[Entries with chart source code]
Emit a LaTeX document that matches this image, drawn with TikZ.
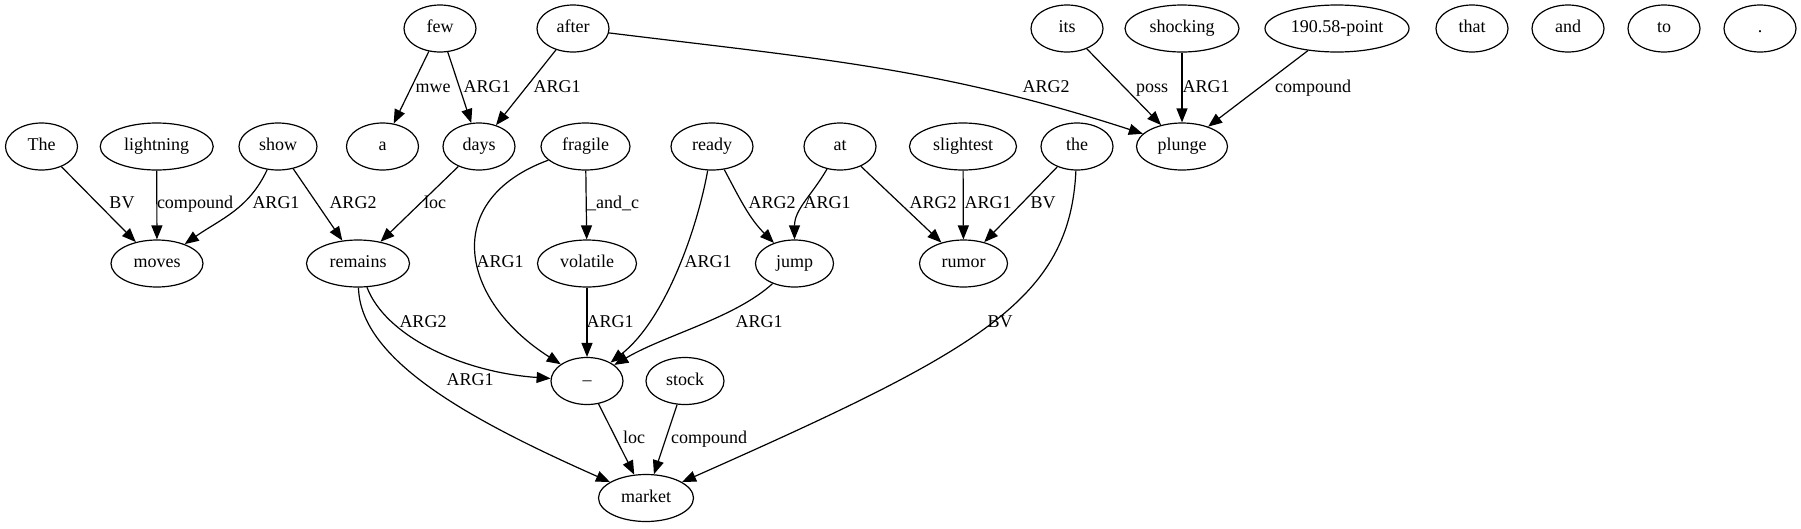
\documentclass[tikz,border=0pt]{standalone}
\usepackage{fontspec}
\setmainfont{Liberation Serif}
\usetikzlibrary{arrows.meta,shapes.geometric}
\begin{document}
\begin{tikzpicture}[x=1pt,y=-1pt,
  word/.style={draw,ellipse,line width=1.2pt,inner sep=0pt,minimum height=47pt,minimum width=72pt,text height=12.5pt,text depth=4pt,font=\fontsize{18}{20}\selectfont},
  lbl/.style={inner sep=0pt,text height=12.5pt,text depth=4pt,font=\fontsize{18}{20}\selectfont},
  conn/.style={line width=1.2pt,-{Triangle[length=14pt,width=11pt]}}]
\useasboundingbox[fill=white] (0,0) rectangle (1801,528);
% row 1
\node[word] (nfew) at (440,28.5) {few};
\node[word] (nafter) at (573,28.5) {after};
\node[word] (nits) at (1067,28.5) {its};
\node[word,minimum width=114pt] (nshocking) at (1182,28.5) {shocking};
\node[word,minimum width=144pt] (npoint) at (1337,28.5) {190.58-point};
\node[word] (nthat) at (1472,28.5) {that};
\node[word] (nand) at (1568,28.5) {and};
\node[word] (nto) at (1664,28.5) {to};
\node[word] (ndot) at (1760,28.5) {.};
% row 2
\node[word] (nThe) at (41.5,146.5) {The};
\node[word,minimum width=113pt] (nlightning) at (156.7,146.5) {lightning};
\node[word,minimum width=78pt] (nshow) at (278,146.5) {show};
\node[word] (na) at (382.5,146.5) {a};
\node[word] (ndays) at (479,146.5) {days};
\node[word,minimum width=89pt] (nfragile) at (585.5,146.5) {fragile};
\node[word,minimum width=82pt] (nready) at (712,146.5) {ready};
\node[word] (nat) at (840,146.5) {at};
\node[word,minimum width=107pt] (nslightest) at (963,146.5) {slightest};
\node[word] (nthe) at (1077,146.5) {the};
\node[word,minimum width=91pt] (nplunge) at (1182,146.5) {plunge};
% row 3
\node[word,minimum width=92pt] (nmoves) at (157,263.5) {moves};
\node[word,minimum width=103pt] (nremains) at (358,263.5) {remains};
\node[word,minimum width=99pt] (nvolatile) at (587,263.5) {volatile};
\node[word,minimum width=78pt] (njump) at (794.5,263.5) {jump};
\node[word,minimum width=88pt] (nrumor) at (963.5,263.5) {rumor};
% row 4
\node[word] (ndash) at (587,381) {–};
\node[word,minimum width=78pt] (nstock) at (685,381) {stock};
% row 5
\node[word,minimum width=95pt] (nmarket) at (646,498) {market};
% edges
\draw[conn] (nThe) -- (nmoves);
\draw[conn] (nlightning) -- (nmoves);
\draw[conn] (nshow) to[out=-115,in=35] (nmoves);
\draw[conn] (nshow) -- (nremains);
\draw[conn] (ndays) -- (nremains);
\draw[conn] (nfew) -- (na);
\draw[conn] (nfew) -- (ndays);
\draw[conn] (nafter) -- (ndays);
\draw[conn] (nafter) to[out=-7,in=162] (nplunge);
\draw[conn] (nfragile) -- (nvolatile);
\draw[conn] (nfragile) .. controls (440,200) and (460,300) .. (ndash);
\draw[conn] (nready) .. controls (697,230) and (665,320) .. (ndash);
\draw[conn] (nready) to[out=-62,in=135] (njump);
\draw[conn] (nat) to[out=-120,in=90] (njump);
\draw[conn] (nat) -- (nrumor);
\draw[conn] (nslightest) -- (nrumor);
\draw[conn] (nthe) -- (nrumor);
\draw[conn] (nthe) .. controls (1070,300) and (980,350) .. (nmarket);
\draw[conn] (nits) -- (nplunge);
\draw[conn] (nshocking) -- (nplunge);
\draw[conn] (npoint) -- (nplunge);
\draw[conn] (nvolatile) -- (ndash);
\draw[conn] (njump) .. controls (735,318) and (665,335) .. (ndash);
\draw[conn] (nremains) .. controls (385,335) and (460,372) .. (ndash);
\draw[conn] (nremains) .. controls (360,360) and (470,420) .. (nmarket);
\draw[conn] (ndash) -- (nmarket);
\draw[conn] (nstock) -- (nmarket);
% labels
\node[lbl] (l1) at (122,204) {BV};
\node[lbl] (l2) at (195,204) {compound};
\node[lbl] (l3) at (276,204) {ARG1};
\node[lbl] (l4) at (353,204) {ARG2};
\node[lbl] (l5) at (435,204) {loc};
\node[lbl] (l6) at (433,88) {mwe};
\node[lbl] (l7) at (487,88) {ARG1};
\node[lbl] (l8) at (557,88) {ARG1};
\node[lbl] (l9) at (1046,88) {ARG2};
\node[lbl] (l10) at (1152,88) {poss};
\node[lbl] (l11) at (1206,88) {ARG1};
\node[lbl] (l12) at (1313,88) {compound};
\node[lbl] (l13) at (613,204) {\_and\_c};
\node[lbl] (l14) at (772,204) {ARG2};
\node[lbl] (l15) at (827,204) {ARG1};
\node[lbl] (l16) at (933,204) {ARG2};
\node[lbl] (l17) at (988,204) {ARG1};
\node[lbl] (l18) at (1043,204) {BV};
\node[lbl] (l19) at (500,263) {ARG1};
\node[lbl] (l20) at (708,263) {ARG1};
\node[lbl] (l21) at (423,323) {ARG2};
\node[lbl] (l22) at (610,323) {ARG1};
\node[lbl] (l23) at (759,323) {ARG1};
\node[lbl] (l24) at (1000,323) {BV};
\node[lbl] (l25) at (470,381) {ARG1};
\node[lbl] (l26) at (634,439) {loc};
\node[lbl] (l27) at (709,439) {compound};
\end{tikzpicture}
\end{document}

...

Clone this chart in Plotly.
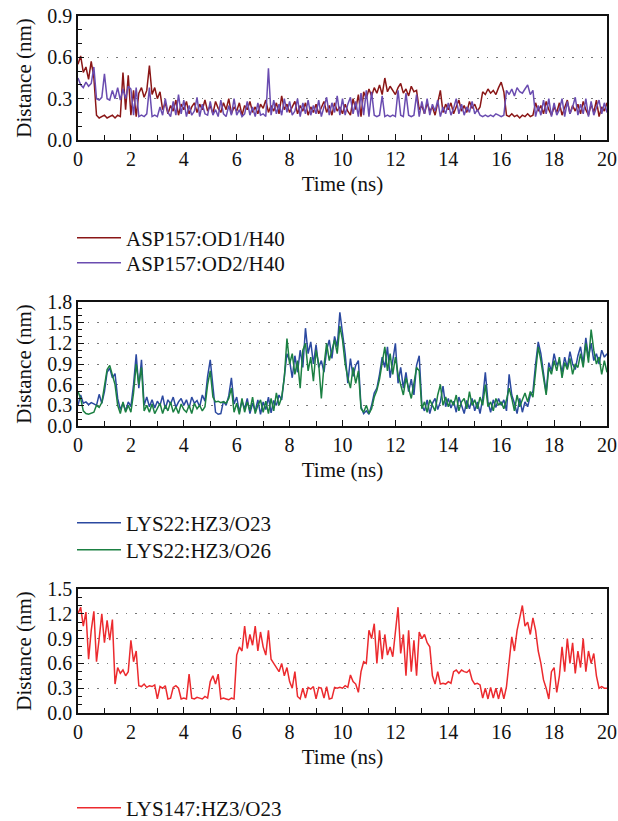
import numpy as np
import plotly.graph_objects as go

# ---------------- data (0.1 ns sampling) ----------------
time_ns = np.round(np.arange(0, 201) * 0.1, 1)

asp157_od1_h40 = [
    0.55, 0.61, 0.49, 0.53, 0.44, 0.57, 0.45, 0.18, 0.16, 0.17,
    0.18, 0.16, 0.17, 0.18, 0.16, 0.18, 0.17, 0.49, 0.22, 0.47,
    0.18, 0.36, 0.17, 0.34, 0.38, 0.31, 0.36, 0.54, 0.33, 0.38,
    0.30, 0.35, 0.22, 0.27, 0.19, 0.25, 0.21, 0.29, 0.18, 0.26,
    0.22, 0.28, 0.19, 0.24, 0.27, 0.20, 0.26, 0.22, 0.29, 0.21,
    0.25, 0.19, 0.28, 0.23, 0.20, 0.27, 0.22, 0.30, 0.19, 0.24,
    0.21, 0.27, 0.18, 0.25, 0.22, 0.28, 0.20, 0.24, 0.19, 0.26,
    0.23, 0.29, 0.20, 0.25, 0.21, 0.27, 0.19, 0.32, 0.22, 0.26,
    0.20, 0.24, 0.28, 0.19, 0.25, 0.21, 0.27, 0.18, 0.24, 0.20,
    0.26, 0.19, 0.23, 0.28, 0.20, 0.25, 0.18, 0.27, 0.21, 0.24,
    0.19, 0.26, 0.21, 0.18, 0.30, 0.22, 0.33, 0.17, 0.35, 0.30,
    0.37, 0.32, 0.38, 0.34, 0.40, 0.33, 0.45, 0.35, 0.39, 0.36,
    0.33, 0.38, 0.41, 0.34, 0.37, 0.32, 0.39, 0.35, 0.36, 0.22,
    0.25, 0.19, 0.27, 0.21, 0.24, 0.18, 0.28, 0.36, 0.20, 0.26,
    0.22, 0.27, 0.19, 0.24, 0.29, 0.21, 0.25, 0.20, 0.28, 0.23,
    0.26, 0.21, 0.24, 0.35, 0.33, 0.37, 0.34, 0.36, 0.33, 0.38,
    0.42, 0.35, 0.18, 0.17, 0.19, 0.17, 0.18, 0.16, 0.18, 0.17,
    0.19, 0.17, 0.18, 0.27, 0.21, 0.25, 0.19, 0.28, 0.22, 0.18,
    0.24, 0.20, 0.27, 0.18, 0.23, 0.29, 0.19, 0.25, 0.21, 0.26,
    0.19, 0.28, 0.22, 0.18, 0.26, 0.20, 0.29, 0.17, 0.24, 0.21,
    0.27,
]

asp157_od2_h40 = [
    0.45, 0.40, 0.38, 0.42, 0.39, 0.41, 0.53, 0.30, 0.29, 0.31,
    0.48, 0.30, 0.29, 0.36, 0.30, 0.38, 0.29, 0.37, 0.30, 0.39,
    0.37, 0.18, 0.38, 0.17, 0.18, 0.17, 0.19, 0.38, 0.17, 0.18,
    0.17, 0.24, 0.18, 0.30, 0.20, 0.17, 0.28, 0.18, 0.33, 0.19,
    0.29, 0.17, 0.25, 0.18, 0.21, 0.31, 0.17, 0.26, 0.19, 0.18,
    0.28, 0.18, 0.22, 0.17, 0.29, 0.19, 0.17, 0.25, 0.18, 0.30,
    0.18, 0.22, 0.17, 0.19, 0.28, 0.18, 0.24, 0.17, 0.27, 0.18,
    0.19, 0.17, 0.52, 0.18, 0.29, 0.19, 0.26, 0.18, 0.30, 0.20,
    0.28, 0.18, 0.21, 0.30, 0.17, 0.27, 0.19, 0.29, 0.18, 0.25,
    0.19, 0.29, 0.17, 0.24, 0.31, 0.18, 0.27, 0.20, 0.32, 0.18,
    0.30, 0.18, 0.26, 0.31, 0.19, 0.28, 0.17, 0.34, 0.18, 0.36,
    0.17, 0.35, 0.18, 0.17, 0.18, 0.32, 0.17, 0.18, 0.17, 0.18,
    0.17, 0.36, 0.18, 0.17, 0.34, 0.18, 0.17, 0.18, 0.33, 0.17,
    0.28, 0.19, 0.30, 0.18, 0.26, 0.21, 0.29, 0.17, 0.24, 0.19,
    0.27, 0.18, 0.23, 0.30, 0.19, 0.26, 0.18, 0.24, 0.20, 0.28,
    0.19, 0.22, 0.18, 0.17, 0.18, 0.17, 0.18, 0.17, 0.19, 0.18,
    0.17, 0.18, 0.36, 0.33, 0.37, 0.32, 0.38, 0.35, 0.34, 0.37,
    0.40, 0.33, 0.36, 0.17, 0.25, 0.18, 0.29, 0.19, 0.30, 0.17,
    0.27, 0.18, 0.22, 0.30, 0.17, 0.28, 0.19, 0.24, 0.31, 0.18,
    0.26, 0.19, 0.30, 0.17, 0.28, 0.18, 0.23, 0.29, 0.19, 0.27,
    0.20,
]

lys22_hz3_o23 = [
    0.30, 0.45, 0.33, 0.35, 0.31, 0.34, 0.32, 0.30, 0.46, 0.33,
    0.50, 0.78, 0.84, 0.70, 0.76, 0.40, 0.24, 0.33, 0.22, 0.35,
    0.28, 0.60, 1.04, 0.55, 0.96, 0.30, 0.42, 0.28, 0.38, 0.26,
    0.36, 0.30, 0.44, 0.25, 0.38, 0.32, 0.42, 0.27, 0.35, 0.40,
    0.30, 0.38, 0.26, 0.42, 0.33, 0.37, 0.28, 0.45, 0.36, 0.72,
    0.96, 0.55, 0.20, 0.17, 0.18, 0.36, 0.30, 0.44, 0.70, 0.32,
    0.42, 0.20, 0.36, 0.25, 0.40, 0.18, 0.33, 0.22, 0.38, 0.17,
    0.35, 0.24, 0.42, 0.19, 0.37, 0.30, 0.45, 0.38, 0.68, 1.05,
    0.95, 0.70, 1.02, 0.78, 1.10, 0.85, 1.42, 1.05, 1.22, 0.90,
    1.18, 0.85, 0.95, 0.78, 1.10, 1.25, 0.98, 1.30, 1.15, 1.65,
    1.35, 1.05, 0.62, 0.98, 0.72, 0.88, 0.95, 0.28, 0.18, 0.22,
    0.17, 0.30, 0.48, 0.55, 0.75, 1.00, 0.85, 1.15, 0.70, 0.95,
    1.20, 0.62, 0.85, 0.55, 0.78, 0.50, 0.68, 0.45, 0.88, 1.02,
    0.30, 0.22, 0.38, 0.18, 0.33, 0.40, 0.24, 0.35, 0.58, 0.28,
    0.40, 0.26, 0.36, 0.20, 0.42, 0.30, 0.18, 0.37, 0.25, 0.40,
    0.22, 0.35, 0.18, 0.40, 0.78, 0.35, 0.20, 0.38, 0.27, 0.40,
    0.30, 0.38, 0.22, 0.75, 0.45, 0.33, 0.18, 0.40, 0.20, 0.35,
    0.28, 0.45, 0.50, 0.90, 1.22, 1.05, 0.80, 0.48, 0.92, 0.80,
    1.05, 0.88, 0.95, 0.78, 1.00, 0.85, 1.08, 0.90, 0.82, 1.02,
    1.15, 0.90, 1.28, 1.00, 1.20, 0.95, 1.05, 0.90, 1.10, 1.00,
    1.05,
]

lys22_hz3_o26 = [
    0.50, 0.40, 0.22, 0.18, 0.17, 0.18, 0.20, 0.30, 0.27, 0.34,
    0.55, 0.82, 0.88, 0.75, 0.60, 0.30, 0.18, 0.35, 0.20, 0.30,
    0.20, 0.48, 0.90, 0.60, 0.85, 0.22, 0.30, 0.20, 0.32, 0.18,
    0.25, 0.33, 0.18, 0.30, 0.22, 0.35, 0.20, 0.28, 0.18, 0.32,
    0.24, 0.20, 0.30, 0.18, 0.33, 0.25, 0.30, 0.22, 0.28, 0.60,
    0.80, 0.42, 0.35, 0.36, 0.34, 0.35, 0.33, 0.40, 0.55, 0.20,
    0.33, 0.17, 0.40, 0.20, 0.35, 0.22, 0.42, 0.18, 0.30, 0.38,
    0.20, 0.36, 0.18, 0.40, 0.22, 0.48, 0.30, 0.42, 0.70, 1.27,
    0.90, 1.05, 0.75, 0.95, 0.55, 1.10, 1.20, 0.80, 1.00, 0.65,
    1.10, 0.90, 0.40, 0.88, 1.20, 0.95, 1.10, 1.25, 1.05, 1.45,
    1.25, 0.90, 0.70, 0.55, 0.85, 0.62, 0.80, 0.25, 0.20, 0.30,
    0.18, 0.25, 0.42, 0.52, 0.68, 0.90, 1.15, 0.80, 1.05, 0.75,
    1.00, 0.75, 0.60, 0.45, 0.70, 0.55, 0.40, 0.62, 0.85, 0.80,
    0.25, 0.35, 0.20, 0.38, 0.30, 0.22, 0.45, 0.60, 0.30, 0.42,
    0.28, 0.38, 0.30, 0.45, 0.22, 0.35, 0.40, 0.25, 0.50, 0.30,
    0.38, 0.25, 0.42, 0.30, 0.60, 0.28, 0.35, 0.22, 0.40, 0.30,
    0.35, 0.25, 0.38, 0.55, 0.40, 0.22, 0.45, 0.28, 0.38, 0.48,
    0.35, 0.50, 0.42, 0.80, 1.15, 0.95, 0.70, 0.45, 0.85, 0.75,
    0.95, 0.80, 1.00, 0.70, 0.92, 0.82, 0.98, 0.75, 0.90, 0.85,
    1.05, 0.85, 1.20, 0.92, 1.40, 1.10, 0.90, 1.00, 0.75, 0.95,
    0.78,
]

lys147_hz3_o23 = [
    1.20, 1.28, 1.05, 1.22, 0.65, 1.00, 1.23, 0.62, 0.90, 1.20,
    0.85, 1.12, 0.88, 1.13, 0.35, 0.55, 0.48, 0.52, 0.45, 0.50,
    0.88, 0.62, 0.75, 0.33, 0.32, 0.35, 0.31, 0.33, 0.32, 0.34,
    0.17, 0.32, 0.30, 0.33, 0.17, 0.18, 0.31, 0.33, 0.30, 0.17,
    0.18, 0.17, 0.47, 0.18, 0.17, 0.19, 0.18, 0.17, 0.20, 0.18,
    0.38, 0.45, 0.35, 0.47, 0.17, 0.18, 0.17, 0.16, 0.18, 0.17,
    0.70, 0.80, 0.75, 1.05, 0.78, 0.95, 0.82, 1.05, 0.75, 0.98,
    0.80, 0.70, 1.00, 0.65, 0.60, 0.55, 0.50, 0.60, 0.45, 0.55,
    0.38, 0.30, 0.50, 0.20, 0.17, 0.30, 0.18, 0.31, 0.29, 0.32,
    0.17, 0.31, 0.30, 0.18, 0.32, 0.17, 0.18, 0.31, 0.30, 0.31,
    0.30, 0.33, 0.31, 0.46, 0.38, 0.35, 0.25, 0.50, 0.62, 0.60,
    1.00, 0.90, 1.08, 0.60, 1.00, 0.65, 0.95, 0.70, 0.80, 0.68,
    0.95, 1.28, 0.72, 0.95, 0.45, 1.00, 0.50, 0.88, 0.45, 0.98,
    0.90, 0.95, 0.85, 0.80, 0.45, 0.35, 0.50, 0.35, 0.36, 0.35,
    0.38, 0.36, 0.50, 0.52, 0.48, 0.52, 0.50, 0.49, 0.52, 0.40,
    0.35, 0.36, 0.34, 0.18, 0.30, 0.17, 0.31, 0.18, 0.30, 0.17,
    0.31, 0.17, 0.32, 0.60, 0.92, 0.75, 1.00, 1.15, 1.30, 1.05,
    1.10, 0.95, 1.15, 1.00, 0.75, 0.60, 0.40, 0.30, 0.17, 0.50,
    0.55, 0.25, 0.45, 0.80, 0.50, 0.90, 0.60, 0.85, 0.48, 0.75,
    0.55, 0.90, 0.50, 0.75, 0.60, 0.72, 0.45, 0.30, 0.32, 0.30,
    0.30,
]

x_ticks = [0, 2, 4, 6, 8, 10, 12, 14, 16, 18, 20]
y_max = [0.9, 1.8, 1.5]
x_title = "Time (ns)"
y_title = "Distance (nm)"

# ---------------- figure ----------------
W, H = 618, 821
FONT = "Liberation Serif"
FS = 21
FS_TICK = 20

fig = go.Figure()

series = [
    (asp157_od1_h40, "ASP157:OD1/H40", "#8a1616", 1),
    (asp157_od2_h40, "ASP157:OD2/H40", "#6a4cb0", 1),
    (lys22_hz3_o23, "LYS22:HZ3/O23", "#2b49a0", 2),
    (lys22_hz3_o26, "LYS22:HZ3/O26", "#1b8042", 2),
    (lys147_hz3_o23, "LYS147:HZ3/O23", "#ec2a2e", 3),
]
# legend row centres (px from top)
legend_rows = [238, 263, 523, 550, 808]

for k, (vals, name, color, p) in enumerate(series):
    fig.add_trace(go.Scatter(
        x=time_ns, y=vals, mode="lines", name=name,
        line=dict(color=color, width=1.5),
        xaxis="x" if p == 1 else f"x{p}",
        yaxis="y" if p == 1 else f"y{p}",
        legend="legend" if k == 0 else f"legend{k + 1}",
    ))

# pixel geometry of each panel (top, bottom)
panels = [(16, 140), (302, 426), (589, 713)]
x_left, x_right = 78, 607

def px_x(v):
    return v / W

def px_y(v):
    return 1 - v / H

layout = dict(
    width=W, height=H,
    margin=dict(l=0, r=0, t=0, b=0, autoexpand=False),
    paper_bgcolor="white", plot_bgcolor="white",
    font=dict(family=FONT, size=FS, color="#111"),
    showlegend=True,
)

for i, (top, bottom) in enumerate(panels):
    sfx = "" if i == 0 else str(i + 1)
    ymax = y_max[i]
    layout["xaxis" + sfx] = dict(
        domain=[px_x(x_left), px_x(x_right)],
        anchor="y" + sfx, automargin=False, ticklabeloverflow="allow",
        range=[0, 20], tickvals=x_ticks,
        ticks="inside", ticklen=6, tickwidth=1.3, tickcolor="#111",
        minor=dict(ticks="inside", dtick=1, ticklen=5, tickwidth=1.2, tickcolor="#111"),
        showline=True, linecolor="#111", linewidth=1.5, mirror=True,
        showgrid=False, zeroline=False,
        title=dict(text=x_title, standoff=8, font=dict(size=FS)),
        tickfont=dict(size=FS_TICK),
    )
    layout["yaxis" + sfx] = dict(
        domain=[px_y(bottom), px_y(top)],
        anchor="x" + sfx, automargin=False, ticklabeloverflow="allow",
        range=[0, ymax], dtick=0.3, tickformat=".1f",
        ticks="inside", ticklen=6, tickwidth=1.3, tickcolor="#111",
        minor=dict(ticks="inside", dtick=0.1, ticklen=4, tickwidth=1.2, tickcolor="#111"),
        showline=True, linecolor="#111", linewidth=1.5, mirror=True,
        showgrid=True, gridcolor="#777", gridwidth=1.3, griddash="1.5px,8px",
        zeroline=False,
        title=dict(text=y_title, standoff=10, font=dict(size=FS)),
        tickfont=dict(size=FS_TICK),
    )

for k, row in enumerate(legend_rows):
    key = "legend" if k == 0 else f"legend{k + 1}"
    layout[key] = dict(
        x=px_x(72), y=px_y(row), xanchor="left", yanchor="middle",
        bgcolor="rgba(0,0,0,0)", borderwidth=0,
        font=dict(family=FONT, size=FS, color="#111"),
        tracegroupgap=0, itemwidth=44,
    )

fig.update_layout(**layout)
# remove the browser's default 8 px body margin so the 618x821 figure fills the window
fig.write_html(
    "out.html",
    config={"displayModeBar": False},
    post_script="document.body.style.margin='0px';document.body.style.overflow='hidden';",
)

» **What the task requires**
List the lines of the material in which the word "that" occurs.

» **Problem solution**
Emit a LaTeX document that matches this image, drawn with TikZ.
\node[word] (nthat) at (1472,28.5) {that};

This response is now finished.